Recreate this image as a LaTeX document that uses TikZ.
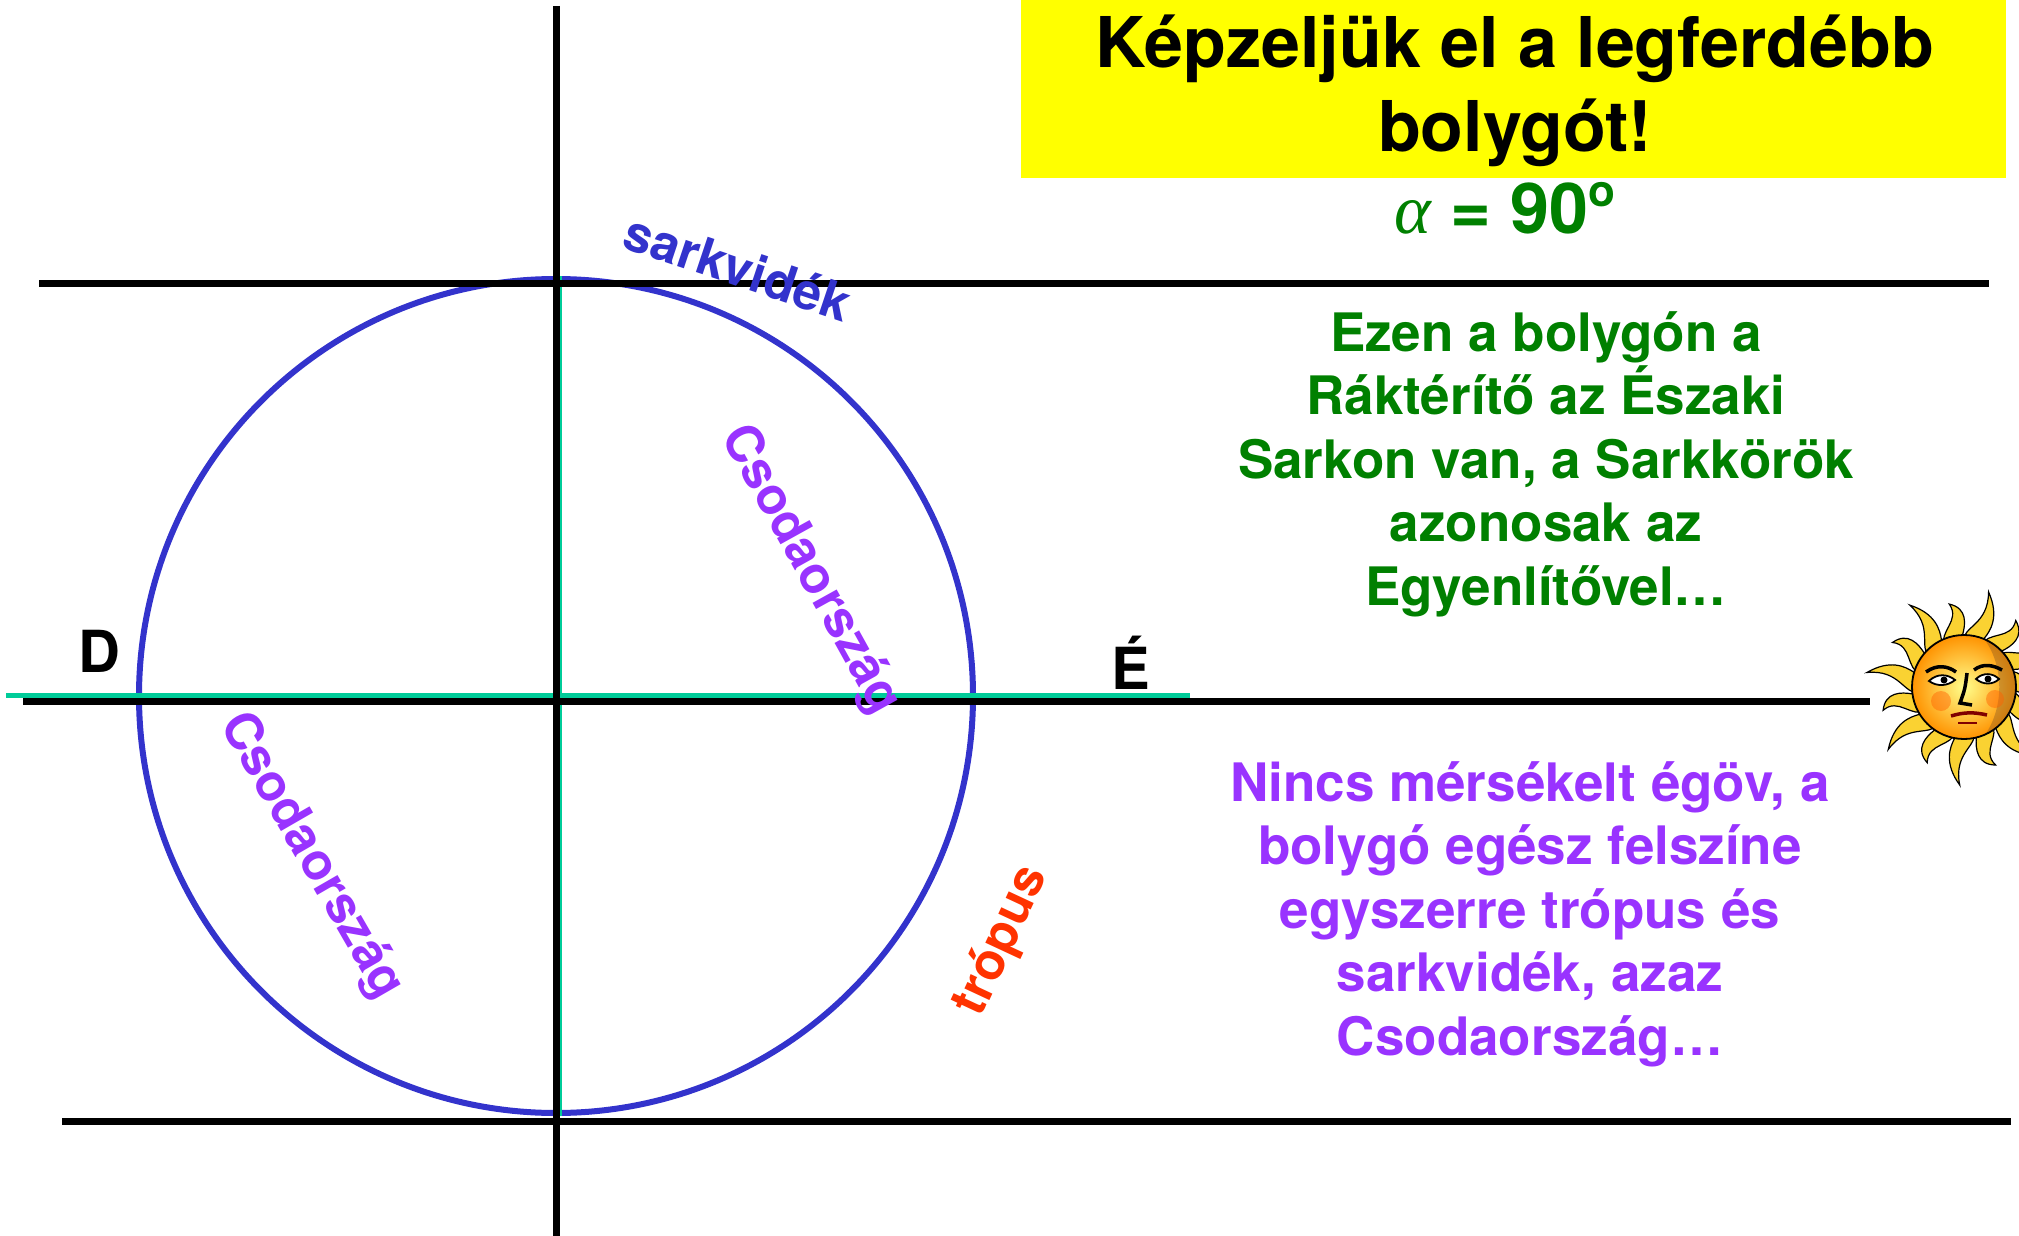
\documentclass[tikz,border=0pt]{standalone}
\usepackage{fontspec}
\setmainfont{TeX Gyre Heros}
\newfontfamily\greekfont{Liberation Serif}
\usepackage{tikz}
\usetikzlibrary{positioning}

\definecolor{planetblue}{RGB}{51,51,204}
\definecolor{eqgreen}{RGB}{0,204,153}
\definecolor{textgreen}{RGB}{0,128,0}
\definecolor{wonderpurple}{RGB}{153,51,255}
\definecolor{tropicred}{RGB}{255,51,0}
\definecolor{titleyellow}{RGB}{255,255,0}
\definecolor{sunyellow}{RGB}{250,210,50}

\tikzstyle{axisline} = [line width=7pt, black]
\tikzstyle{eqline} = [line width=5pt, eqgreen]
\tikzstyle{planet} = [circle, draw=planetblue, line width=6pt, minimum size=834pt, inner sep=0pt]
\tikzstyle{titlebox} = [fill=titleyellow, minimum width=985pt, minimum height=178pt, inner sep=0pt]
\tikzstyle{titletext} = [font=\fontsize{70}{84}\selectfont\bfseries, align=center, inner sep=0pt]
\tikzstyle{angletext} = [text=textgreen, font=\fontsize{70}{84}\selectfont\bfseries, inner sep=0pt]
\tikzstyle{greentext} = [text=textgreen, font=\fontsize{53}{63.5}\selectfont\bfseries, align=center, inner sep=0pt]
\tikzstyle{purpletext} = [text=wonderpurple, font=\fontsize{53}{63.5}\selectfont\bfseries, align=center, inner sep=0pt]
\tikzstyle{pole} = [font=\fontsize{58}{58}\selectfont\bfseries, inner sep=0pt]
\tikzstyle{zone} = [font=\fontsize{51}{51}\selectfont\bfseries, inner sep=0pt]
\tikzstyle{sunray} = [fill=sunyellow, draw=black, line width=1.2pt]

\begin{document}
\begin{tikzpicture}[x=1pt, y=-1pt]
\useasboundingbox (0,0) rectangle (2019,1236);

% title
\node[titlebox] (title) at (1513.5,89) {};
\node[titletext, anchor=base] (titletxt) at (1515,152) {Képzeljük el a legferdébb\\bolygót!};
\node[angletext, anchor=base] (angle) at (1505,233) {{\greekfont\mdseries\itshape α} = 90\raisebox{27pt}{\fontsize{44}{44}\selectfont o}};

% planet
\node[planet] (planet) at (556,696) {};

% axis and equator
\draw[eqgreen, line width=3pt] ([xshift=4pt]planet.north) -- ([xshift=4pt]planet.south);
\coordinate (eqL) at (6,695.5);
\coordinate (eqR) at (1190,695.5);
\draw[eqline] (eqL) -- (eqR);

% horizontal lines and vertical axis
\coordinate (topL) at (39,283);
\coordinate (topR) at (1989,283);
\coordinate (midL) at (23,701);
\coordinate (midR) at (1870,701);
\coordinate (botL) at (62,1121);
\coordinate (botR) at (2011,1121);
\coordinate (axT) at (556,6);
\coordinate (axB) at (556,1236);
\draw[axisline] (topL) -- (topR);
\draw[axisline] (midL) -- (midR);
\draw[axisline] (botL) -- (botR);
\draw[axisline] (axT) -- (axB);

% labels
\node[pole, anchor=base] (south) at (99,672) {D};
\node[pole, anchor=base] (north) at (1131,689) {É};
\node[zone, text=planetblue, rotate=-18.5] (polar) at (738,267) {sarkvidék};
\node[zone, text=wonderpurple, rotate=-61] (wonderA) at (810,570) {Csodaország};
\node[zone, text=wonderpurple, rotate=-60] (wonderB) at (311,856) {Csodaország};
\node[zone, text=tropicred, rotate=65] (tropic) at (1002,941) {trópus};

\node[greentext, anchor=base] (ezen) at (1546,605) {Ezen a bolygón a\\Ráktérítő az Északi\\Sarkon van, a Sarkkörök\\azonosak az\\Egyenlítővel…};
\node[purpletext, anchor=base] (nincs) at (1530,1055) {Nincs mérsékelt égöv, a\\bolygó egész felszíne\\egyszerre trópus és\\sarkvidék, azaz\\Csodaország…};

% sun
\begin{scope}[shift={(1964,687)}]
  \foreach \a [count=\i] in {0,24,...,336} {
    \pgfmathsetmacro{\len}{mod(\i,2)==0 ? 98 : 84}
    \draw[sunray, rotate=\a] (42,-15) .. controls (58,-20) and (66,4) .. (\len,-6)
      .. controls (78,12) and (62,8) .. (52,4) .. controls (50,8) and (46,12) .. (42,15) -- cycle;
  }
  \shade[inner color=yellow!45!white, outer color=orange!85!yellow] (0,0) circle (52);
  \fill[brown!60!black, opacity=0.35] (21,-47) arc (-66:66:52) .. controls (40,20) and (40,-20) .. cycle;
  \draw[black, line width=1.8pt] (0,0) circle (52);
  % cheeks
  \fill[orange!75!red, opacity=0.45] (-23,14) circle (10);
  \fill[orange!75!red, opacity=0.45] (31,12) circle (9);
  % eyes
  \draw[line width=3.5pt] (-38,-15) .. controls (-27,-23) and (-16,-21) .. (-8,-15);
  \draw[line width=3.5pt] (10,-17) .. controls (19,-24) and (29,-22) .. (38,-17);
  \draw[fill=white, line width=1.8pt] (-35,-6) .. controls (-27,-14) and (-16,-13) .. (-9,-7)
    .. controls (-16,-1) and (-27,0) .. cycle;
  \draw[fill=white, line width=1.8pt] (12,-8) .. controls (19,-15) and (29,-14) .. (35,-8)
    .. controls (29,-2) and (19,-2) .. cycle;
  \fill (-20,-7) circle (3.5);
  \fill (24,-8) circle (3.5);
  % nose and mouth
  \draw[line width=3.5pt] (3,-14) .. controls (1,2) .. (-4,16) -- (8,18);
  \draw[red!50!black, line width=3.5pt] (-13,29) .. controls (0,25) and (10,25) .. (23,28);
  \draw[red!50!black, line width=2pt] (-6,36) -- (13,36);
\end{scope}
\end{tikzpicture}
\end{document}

* * * *

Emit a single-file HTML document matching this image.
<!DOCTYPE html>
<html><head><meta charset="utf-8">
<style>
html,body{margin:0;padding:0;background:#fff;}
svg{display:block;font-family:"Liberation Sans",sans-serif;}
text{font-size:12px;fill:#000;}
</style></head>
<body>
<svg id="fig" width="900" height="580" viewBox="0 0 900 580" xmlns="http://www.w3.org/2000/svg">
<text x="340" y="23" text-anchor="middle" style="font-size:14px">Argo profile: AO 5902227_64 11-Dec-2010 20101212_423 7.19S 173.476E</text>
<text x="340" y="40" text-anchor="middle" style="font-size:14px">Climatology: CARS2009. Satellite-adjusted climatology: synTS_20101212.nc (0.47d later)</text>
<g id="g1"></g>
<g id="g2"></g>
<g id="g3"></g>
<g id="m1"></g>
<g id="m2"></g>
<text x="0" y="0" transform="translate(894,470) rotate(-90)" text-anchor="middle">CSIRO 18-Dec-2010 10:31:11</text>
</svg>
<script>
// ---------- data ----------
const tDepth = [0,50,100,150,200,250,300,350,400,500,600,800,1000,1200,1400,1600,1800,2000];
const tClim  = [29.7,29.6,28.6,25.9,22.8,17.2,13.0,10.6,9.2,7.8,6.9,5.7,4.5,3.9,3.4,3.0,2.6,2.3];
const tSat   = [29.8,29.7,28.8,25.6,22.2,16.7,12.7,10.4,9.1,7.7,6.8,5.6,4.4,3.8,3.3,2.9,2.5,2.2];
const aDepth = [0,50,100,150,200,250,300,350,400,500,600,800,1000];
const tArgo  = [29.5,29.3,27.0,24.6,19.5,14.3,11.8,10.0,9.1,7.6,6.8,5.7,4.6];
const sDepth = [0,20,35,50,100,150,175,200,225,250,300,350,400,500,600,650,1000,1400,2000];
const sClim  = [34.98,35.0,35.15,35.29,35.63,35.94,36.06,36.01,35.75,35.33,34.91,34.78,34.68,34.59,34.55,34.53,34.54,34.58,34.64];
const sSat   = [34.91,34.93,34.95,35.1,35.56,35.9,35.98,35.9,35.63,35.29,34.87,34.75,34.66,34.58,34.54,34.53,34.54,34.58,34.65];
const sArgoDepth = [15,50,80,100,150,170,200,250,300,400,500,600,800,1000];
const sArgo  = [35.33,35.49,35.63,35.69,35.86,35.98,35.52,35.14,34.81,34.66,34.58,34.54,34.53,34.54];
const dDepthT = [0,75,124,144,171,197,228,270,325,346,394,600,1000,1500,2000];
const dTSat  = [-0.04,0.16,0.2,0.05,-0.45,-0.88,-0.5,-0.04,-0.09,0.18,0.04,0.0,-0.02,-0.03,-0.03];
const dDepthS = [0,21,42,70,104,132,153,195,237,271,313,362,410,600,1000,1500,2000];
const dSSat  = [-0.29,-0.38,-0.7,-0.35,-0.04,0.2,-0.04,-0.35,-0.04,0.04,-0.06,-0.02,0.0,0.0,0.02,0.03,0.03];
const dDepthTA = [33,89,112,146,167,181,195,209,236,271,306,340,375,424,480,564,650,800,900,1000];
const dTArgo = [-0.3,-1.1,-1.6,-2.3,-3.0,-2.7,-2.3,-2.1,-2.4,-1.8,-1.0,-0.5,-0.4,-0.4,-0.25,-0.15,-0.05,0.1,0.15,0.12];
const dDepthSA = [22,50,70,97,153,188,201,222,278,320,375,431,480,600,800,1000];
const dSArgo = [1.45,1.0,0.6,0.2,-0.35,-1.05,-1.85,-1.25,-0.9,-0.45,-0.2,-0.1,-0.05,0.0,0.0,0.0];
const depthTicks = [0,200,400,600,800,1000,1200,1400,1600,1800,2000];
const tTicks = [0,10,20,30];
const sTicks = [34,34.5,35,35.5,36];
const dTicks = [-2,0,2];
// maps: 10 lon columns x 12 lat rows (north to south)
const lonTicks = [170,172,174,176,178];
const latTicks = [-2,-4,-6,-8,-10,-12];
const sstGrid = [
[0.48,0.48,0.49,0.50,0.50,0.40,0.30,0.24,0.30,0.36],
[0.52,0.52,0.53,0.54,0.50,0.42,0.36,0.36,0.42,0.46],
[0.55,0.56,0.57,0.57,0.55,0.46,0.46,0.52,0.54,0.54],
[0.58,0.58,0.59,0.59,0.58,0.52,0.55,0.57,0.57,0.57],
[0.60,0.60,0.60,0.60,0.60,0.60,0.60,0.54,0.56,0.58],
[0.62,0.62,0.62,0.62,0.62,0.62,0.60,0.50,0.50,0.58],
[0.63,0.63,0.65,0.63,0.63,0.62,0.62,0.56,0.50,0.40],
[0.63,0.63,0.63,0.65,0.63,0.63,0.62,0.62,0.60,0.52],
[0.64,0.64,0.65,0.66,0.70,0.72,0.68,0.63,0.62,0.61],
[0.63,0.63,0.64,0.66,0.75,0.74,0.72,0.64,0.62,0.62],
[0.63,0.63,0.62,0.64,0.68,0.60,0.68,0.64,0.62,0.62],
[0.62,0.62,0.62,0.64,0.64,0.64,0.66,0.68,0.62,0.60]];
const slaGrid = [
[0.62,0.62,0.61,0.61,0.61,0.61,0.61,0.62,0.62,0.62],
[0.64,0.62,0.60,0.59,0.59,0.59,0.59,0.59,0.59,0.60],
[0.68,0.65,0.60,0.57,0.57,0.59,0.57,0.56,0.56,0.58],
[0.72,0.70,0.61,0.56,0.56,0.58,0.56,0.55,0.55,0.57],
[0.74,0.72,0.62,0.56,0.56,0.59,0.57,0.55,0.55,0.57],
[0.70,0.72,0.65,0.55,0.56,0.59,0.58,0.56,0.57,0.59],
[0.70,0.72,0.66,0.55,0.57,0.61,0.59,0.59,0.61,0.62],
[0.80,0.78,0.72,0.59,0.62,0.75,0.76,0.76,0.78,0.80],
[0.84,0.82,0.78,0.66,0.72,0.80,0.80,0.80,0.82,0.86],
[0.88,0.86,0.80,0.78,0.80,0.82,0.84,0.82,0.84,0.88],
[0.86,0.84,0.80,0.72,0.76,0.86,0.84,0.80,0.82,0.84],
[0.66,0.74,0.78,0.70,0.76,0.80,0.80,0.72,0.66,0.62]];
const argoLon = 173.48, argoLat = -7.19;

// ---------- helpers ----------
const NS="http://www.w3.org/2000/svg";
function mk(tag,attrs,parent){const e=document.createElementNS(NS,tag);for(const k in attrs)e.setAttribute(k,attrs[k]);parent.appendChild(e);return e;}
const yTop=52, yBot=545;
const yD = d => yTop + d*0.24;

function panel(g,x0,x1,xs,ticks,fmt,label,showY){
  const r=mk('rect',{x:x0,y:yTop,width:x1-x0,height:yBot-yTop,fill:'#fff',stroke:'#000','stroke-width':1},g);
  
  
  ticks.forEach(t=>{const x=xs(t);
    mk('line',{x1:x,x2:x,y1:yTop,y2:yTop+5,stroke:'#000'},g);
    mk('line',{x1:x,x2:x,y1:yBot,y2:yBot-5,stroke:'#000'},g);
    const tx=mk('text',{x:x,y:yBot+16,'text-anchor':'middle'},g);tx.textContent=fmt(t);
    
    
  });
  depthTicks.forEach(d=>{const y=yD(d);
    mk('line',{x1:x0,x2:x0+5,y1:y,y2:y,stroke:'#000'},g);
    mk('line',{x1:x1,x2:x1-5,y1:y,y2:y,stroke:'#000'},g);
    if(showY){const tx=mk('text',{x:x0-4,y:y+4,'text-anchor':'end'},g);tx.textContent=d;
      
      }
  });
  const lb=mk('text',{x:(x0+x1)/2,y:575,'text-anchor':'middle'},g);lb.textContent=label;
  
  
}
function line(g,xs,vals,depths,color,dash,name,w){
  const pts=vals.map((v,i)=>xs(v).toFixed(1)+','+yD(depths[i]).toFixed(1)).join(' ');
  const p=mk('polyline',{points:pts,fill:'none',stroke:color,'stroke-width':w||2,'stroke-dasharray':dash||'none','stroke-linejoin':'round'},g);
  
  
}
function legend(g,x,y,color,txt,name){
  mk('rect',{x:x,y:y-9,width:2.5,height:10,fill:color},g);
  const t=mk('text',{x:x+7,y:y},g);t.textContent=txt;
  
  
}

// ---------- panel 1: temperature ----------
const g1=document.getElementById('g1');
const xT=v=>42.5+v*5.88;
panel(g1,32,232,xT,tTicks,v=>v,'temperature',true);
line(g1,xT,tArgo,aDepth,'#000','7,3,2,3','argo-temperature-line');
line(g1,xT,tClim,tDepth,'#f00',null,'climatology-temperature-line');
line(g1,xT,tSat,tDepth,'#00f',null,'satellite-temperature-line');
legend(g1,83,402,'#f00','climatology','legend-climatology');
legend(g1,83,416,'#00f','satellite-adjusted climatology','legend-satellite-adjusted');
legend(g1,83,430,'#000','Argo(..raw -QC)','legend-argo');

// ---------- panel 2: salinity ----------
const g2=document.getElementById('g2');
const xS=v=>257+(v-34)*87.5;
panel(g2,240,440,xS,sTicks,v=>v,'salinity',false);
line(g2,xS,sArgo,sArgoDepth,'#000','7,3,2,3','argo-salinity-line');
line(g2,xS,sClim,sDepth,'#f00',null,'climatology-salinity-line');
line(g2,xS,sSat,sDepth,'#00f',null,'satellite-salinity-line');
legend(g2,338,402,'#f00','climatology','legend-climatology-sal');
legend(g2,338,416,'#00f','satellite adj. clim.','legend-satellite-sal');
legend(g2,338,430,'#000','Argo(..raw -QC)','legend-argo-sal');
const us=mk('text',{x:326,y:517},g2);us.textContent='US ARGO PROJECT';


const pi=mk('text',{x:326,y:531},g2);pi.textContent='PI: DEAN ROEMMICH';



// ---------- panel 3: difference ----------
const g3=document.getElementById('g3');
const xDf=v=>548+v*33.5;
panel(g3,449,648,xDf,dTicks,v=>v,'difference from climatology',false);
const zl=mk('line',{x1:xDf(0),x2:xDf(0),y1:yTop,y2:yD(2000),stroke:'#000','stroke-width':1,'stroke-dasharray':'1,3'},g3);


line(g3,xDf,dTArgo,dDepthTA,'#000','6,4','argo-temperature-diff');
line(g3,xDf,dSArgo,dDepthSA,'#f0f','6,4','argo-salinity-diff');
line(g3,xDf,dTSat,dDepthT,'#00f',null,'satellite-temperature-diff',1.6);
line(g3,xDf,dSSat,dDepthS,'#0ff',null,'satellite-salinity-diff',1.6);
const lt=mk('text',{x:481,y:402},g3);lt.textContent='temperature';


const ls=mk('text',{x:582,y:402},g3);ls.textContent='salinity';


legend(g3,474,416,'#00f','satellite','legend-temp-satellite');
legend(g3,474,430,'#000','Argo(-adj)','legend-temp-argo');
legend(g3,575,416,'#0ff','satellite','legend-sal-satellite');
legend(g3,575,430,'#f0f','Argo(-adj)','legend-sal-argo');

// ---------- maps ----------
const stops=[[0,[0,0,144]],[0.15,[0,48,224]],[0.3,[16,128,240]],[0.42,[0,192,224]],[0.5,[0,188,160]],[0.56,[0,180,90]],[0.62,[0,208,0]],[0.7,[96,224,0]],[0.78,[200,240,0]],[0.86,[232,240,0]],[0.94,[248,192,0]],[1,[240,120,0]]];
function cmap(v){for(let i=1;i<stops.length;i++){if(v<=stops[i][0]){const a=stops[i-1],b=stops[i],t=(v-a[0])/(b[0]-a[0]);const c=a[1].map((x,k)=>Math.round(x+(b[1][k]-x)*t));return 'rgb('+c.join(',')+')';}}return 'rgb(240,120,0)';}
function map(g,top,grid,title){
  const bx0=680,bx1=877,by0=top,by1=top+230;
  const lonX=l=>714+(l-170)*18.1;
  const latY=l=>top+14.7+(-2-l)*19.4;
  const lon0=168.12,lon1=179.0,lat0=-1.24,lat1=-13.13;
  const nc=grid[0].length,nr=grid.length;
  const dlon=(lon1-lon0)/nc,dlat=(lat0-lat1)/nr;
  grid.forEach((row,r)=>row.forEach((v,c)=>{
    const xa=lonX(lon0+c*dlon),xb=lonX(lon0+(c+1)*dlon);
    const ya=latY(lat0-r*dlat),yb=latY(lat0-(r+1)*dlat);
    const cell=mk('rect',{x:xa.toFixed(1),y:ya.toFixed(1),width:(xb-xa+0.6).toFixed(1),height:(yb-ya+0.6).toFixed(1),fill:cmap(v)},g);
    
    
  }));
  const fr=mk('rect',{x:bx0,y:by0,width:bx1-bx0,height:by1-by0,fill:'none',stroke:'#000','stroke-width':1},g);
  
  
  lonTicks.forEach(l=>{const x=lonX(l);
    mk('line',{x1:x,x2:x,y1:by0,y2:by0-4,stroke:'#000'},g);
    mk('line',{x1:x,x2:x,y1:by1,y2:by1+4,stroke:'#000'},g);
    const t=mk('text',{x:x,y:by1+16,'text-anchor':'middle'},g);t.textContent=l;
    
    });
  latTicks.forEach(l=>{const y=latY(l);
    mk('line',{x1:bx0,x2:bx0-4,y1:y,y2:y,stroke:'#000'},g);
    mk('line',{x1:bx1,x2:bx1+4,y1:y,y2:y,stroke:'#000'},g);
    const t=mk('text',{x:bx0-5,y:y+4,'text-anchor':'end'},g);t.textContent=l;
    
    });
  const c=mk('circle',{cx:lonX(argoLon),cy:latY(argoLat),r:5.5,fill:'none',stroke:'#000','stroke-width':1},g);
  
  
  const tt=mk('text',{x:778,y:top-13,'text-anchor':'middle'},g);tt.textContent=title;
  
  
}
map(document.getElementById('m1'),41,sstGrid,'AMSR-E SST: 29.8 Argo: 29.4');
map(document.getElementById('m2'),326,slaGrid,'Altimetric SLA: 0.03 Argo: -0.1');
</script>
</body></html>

* * * *

» **Required work**
The word "image" may occur in lines of the records. Report how many such lines there are, giving only the number.

» **Answer to this problem**
2